John Nelson and Australian Youth Orchestra celebrate Beethoven

Festival Centre – Adelaide, Australia / photo: Mathew Hillier
Conductor John Nelson, SDG’s Artistic Director, was in Australia last week where he lead the Australian Youth Orchestra in performances of works by Beethoven. This wasn’t an SDG undertaking, but the review that appeared this week in The Australian may be of interest to readers of this blog.
Fiddling while Rome burns?
Among my principal concerns for Soli Deo Gloria these days is the need to present our work in a way that better illumines its relevance to the world around us. To do this, we must articulate not simply what SDG does, i.e. our mission statement, but why that is important. One of the most familiar rally cries for SDG is the call to nurture the venerable but dwindling tradition of sacred music, to pick up a baton dropped long ago by the church and the royal houses of Europe. Of course there is validity to this, and I’ve made it a central point of conversation on many occasions.
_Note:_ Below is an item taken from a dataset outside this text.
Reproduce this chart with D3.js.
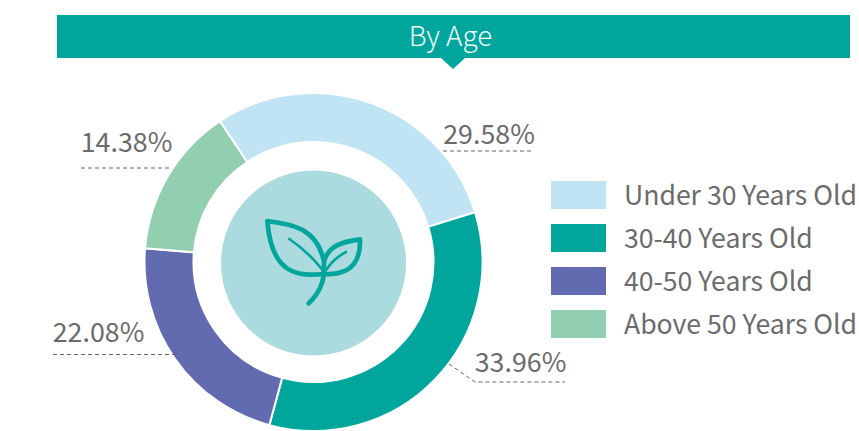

But I’ve begun to question this emphasis, given the context of our troubled world, and I’ve come to consider it only marginally compelling.
So, I recently challenged the directors of SDG to express in their own words the all-important ‘why’ behind our efforts. At the end of the day, I hope to arrive at a simple statement of vision that communicates the urgency of our work, something that captures our aim to “speak to the human condition”, as one friend put it, and to glorify God as our name espouses. Perhaps we’ll borrow a bit of framework from J. S. Bach’s statement that “The aim and final end of all music should be none other than the glory of God and the refreshment of the soul.”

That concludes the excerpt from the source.